### What you have to do
Repeat the span of the entries below that starts at the line with "Recreate this image" and ends at the line with "from matplotlib.patches import Rectangle", nothing more. Skip the pictures.

### Exercise data
------------------------------

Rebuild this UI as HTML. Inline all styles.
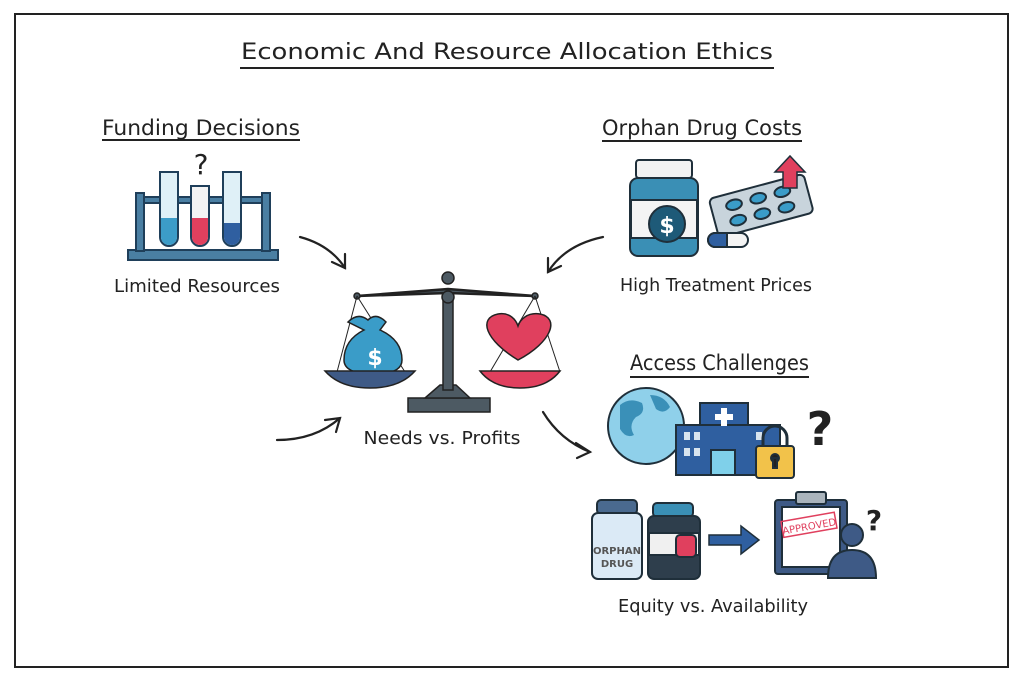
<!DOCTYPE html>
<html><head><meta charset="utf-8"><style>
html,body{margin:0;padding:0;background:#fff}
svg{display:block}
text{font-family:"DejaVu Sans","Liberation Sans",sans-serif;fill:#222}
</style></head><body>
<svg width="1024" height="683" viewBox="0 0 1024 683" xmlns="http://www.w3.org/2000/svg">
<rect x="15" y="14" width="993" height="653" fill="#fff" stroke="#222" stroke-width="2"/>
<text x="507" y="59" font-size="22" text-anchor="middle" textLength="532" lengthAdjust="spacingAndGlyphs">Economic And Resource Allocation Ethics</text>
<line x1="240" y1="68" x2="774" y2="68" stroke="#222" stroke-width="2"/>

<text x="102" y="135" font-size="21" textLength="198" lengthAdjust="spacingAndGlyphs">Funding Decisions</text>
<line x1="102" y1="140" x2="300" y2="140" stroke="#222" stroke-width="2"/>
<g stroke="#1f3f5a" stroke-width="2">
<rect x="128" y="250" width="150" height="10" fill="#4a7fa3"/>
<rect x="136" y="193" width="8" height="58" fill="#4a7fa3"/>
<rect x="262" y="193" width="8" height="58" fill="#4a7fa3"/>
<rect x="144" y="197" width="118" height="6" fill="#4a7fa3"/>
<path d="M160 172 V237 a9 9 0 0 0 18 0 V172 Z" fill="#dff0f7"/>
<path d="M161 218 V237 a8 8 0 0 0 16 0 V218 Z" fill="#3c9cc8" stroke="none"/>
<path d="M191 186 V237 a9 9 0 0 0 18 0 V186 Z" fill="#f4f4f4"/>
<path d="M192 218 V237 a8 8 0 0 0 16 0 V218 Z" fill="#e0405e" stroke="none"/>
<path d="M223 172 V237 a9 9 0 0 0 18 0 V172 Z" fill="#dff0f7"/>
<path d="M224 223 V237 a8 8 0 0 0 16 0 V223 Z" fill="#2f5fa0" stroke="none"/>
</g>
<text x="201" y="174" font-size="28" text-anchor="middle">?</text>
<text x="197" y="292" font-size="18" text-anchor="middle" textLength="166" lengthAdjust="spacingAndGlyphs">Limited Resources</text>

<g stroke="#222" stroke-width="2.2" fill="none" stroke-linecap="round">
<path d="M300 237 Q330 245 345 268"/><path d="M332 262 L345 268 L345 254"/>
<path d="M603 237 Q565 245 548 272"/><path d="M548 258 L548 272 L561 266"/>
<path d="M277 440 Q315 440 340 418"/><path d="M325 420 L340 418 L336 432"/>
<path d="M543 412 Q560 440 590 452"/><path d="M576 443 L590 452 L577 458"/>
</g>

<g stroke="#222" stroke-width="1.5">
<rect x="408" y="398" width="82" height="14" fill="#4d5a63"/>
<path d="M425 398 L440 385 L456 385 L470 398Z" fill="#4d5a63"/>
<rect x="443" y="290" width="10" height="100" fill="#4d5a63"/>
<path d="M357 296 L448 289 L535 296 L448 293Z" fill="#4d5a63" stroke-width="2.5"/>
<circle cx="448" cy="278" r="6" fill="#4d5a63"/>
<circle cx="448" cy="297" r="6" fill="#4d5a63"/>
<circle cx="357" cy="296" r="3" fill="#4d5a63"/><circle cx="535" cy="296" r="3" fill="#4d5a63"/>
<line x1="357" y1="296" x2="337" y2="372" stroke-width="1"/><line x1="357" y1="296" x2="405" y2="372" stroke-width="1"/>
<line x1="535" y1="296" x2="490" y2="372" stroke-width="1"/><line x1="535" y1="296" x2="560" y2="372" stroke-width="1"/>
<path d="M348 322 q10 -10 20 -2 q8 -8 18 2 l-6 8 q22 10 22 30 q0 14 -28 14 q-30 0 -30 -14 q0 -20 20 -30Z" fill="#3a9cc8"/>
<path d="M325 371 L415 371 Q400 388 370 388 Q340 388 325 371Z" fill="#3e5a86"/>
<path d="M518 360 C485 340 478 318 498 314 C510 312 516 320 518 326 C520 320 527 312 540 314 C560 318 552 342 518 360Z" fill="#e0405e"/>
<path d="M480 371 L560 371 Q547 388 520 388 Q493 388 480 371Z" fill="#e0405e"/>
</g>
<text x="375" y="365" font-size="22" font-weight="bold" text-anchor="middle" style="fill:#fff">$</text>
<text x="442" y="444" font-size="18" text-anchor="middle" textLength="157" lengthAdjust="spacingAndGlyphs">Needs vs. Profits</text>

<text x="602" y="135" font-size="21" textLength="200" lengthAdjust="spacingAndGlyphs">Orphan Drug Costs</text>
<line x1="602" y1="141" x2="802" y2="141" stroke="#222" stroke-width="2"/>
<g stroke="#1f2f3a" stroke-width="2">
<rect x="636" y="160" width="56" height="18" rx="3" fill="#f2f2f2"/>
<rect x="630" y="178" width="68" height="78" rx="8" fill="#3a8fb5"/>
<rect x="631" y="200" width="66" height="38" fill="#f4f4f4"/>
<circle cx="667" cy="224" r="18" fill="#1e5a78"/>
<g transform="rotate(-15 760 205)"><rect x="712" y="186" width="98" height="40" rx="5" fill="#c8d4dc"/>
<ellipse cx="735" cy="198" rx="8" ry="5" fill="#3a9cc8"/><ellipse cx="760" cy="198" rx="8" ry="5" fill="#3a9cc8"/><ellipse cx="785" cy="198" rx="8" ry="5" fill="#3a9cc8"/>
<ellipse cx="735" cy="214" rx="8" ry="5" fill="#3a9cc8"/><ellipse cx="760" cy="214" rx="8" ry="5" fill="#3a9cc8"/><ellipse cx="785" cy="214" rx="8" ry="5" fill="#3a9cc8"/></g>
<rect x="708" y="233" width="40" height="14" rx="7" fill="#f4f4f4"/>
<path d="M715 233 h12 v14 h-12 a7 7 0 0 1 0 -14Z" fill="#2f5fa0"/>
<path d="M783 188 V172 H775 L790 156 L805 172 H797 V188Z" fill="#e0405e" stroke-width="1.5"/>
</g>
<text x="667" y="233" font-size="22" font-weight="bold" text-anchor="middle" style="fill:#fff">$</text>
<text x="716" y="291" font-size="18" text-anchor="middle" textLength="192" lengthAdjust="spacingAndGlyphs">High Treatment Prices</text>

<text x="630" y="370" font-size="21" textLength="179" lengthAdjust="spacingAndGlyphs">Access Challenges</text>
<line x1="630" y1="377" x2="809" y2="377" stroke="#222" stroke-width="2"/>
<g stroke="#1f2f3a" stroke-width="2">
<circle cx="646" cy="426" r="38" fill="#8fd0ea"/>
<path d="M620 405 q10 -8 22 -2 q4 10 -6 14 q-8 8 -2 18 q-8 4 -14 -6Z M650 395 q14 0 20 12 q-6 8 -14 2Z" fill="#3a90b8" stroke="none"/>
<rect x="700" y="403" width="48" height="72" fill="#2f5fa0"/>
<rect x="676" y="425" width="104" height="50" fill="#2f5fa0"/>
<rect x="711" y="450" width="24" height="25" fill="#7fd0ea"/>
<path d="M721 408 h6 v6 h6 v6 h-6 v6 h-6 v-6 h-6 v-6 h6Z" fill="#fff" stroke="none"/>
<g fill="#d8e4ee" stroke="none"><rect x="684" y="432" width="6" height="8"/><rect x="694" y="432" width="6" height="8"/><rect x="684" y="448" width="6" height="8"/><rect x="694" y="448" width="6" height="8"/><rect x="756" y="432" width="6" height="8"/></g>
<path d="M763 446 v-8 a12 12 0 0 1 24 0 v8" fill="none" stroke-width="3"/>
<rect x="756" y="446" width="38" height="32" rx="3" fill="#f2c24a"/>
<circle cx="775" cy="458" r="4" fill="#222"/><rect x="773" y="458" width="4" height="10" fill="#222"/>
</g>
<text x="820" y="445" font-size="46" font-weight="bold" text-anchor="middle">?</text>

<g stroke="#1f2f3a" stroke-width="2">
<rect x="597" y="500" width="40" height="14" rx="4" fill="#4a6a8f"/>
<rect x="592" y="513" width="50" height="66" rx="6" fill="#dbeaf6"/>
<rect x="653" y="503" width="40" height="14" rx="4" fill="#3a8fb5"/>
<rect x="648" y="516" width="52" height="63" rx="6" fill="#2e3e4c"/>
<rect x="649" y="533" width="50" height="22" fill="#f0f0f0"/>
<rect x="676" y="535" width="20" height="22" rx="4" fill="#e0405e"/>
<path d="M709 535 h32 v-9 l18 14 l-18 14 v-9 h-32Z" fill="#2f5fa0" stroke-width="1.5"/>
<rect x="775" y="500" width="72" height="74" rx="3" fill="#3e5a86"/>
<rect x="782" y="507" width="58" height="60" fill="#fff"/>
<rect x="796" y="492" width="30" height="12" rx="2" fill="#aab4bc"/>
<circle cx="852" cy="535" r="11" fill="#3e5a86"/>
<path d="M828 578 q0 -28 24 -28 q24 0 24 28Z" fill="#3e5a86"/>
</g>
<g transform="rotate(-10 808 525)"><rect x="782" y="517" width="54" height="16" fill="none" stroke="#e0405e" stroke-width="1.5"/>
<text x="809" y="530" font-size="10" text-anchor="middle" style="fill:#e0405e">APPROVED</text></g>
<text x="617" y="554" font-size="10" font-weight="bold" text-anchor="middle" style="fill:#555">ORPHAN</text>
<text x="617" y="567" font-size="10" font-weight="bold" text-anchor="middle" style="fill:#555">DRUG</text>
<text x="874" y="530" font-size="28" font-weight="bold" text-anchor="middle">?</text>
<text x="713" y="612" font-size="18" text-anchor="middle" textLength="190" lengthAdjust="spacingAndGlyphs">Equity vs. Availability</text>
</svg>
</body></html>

------------------------------

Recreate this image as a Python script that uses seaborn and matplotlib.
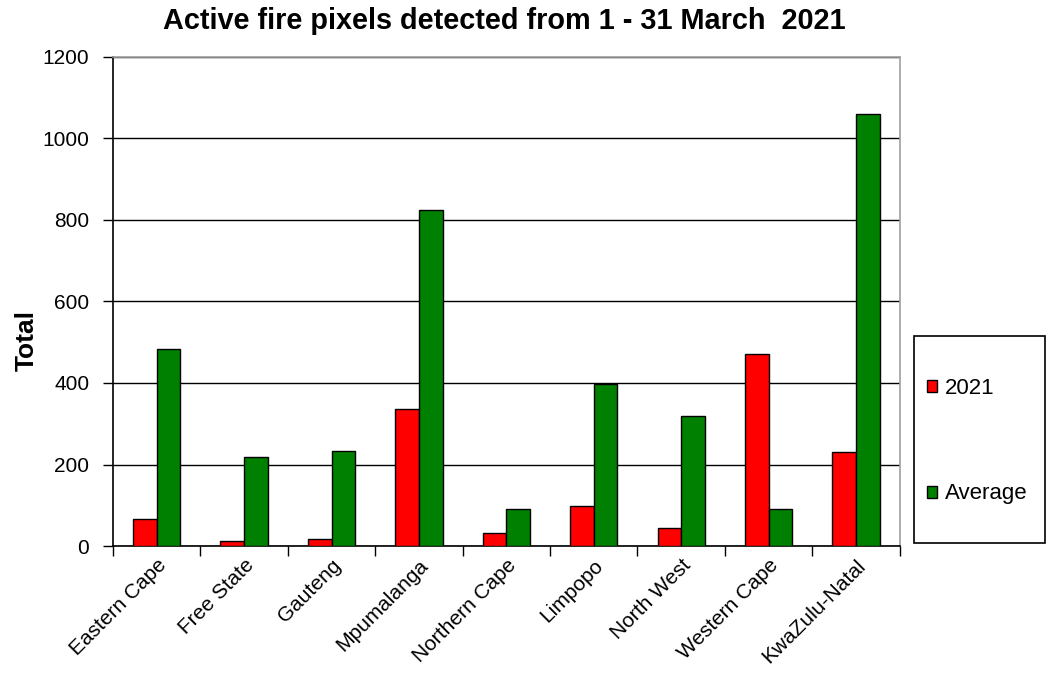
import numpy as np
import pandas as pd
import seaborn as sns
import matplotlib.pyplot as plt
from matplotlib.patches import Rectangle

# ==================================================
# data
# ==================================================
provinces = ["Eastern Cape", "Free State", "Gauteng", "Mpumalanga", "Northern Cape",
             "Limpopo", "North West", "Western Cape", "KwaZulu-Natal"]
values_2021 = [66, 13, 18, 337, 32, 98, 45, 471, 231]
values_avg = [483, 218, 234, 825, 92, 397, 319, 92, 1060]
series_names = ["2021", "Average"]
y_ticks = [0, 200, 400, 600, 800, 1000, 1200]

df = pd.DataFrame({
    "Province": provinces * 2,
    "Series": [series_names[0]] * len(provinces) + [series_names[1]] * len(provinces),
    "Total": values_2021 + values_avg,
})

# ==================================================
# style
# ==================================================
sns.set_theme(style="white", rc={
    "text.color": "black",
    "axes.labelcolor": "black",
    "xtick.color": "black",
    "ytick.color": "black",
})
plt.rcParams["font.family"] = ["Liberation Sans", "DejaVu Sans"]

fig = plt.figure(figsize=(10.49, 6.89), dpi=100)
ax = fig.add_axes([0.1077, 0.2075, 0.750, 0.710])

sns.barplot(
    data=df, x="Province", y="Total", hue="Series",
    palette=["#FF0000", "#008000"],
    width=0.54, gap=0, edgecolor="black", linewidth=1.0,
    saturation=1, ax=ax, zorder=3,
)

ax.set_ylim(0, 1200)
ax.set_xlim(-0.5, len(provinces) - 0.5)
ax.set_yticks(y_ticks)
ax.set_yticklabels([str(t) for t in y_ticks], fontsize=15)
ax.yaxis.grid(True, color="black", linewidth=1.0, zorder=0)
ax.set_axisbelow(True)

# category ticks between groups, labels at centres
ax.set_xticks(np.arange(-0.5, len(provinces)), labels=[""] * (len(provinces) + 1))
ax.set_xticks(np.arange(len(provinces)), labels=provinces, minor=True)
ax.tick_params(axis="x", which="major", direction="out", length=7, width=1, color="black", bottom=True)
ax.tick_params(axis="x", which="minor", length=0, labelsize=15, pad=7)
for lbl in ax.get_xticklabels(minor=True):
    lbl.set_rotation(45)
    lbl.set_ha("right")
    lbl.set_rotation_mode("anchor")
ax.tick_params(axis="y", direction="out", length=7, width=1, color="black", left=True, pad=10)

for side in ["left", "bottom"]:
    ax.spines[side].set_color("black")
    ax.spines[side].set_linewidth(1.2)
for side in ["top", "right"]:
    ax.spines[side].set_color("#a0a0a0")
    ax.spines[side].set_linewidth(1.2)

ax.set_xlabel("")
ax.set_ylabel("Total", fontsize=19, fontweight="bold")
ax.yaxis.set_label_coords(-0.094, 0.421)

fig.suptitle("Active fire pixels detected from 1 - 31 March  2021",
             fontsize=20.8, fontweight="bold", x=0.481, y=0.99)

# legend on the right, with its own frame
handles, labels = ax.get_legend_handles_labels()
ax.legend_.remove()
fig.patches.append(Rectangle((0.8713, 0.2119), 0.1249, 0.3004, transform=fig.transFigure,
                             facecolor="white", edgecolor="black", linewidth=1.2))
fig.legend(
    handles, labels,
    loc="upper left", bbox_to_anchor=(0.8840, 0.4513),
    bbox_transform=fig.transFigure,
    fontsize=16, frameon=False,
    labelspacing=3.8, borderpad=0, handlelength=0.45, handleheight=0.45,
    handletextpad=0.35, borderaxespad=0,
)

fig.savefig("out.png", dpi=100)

------------------------------

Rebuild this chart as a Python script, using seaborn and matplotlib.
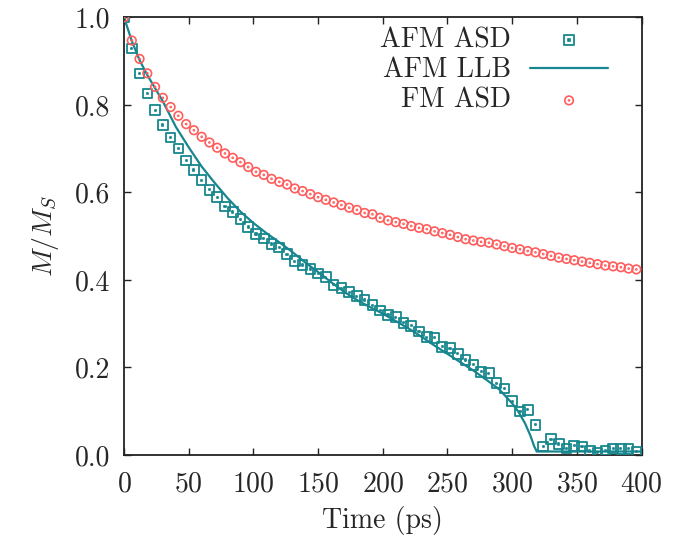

------------------------------

### The output
Recreate this image as a Python script that uses seaborn and matplotlib.
import numpy as np
import pandas as pd
import seaborn as sns
import matplotlib.pyplot as plt
from matplotlib.patches import Rectangle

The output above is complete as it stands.